Our Saviour loved us enough to die for us, to purchase the church with His own precious blood. He redeemed the church to be His own bride. He will not now forget His bride. He is planning and preparing heaven as a special place for her. And while we shall be thrilled with the beauty of His work, we shall be filled with ecstasy when we behold Him, our bridegroom. We shall be forever with the Lord, beholding the King in His beauty.
William Montague Dyke was blinded by an accident at the age of ten, but his brilliant intellect was his universal honour. His outstanding achievements made him a successful suitor for the hand of England’s most beautiful girl, Miss Cave.
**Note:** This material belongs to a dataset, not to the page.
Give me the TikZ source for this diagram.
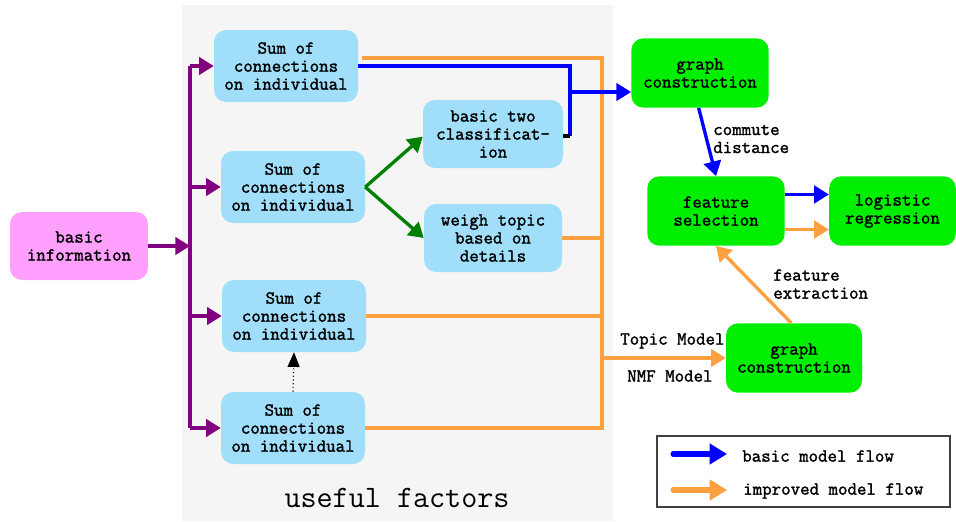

The mystical hour had come. Before the wedding, he submitted to treatment that recovered his sight. Dyke had taken his place, led by the groomsman. The bride attended by her father, Admiral Cave, was approaching the altar. The expert physician cut the bandages and the first sight for William was the sight of his lovely bride approaching toward him. As his eyes looked upon her, the bride realized that these were the windows of his soul and quietly said, “At last.” To this he replied, “Yes, at last,” as they bowed their heads.
It is the bride of Christ that sees through a glass dimly, but then she shall behold Him face to face. Carrie Breck gave poetic expression to this moment in this lovely hymn:
Face to face with Christ, my Saviour,
Face to face what will it be?
When with rapture I behold Him
Jesus Christ who died for me.
Our Lord emphasizes the truth about His coming for the church, to take her unto Himself, in His high priestly prayer of John 17: “Father, I want those you have given me to be with me where I am, and to see my glory, the glory you have given me because you loved me before the creation of the world” (John 17:24). How reassuring! We shall be forever with our wonderful Lord. Amen. Come, Lord Jesus. Come!